Foto: Gedenkstätte Westerbork

Internierung im Durchgangslager Westerbork

Die Simons gingen in die Niederlande und lebten in den nächsten drei Jahren in Arnhem. In Sicherheit vor dem NS-Regime waren sie auch dort nicht – vor allem nach der deutschen Besatzung der Niederlande am 15. Mai 1940. Ab 1942 begannen die Deportationen von Jüdinnen und Juden aus den Niederlanden in die deutschen Vernichtungslager. Als zentrale Sammelstelle diente das ehemalige Flüchtlingslager Westerbork, das nun unter deutscher Verwaltung stand. Hier wurde die Familie Simon mit anderen Menschen interniert, die zuvor aus Deutschland oder Österreich geflohen waren. Die älteste Tochter, Edith, schaffte kurz zuvor noch die Ausreise nach England. 

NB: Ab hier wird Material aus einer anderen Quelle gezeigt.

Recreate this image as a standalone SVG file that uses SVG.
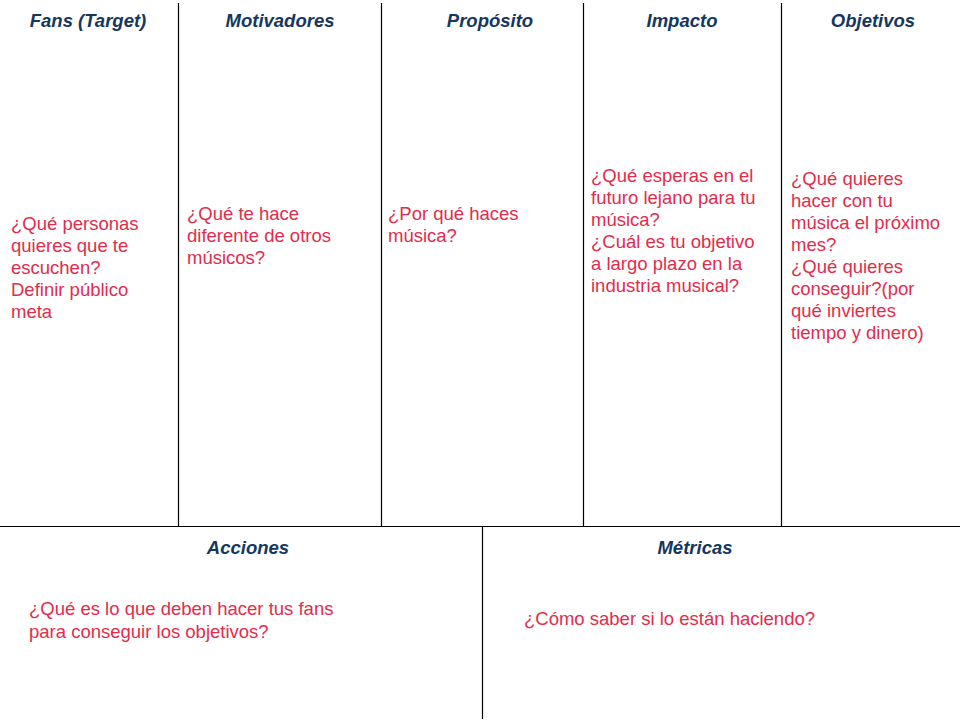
<svg xmlns="http://www.w3.org/2000/svg" width="960" height="720" viewBox="0 0 960 720">
<style>
.h{font-family:"Liberation Sans",Arial,sans-serif;font-size:18.5px;font-weight:bold;font-style:italic;fill:#14375f;text-anchor:middle}
.t{font-family:"Liberation Sans",Arial,sans-serif;font-size:18.5px;fill:#e22c4b}
.ln{stroke:#000;stroke-width:1.2;fill:none}
</style>
<rect width="960" height="720" fill="#fff"/>
<g id="connectors">
<line class="ln" x1="178.5" y1="3" x2="178.5" y2="526"/>
<line class="ln" x1="381.5" y1="3" x2="381.5" y2="526"/>
<line class="ln" x1="583.5" y1="3" x2="583.5" y2="526"/>
<line class="ln" x1="781.5" y1="3" x2="781.5" y2="526"/>
<line class="ln" x1="0" y1="526.5" x2="960" y2="526.5"/>
<line class="ln" x1="482.5" y1="526" x2="482.5" y2="719"/>
</g>
<g id="fans">
<text class="h" x="88" y="27">Fans (Target)</text>
<text class="t" x="11" y="230"><tspan x="11">¿Qué personas</tspan><tspan x="11" dy="22">quieres que te</tspan><tspan x="11" dy="22">escuchen?</tspan><tspan x="11" dy="22">Definir público</tspan><tspan x="11" dy="22">meta</tspan></text>
</g>
<g id="motivadores">
<text class="h" x="280" y="27">Motivadores</text>
<text class="t" x="187" y="220"><tspan x="187">¿Qué te hace</tspan><tspan x="187" dy="22">diferente de otros</tspan><tspan x="187" dy="22">músicos?</tspan></text>
</g>
<g id="proposito">
<text class="h" x="490" y="27">Propósito</text>
<text class="t" x="388" y="220"><tspan x="388">¿Por qué haces</tspan><tspan x="388" dy="22">música?</tspan></text>
</g>
<g id="impacto">
<text class="h" x="682" y="27">Impacto</text>
<text class="t" x="591" y="182"><tspan x="591">¿Qué esperas en el</tspan><tspan x="591" dy="22">futuro lejano para tu</tspan><tspan x="591" dy="22">música?</tspan><tspan x="591" dy="22">¿Cuál es tu objetivo</tspan><tspan x="591" dy="22">a largo plazo en la</tspan><tspan x="591" dy="22">industria musical?</tspan></text>
</g>
<g id="objetivos">
<text class="h" x="873" y="27">Objetivos</text>
<text class="t" x="791" y="185"><tspan x="791">¿Qué quieres</tspan><tspan x="791" dy="22">hacer con tu</tspan><tspan x="791" dy="22">música el próximo</tspan><tspan x="791" dy="22">mes?</tspan><tspan x="791" dy="22">¿Qué quieres</tspan><tspan x="791" dy="22">conseguir?(por</tspan><tspan x="791" dy="22">qué inviertes</tspan><tspan x="791" dy="22">tiempo y dinero)</tspan></text>
</g>
<g id="acciones">
<text class="h" x="248" y="554">Acciones</text>
<text class="t" x="29" y="615"><tspan x="29">¿Qué es lo que deben hacer tus fans</tspan><tspan x="29" dy="23">para conseguir los objetivos?</tspan></text>
</g>
<g id="metricas">
<text class="h" x="695" y="554">Métricas</text>
<text class="t" x="524" y="625">¿Cómo saber si lo están haciendo?</text>
</g>
</svg>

Transport ins Vernichtungslager Sobibor

Am 18. Mai 1943 deportierten die Nationalsozialisten Selma und Karl Simon und ihre 14-jährige Tochter Ilse ins Vernichtungslager Sobibor im Osten Polens. Dort wurden sie drei Tage später, direkt nach ihrer Ankunft, ermordet – so wie die meisten der insgesamt 33.000 Menschen allein aus den Niederlanden, die hierher verschleppt wurden. Insgesamt töteten die Nationalsozialisten in Sobibor von 1942 bis 1943 zwischen 150.000 bis 250.000 Menschen.

Kaum jemand überlebte

Im Oktober 1943 organisierte eine Gruppe von Häftlingen einen Aufstand: Es gelang ihnen, einige SS-Männer zu töten, darunter auch den stellvertretenden Lagerkommandanten Johann Niemann, und die Telefonverbindungen zu kappen. Auf der Flucht vor den restlichen Wachmännern starben viele im Minenfeld, das die SS rund um das Lager angelegt hatte, oder wurden erschossen. Nur etwa 200 Häftlinge retteten sich in den angrenzenden Wald. Die im Lager zurückgebliebenen Häftlinge wurden ermordet.

Nur wenige Zeugnisse über Sobibor

Nach dem Aufstand wurde das Lager von den Nazis zerstört und sämtliche Unterlagen vernichtet. Genaue Zahlen über die Opfer lassen sich nicht mehr feststellen. Seit Januar 2020 sind Bilder aus einem Fotoalbum des Lagerleiters öffentlich zugänglich, sie kamen nach der Auflösung des Lagers in den Privatbesitz seiner Familie. Zu den wichtigsten Zeugnissen gehören Aussagen der wenigen Überlebenden – zum Beispiel Jules Schelvis, der 2004 die Arolsen Archives besuchte und sein Buch vorstellte, in dem er seine Erlebnisse in Sobibor verarbeitet hatte.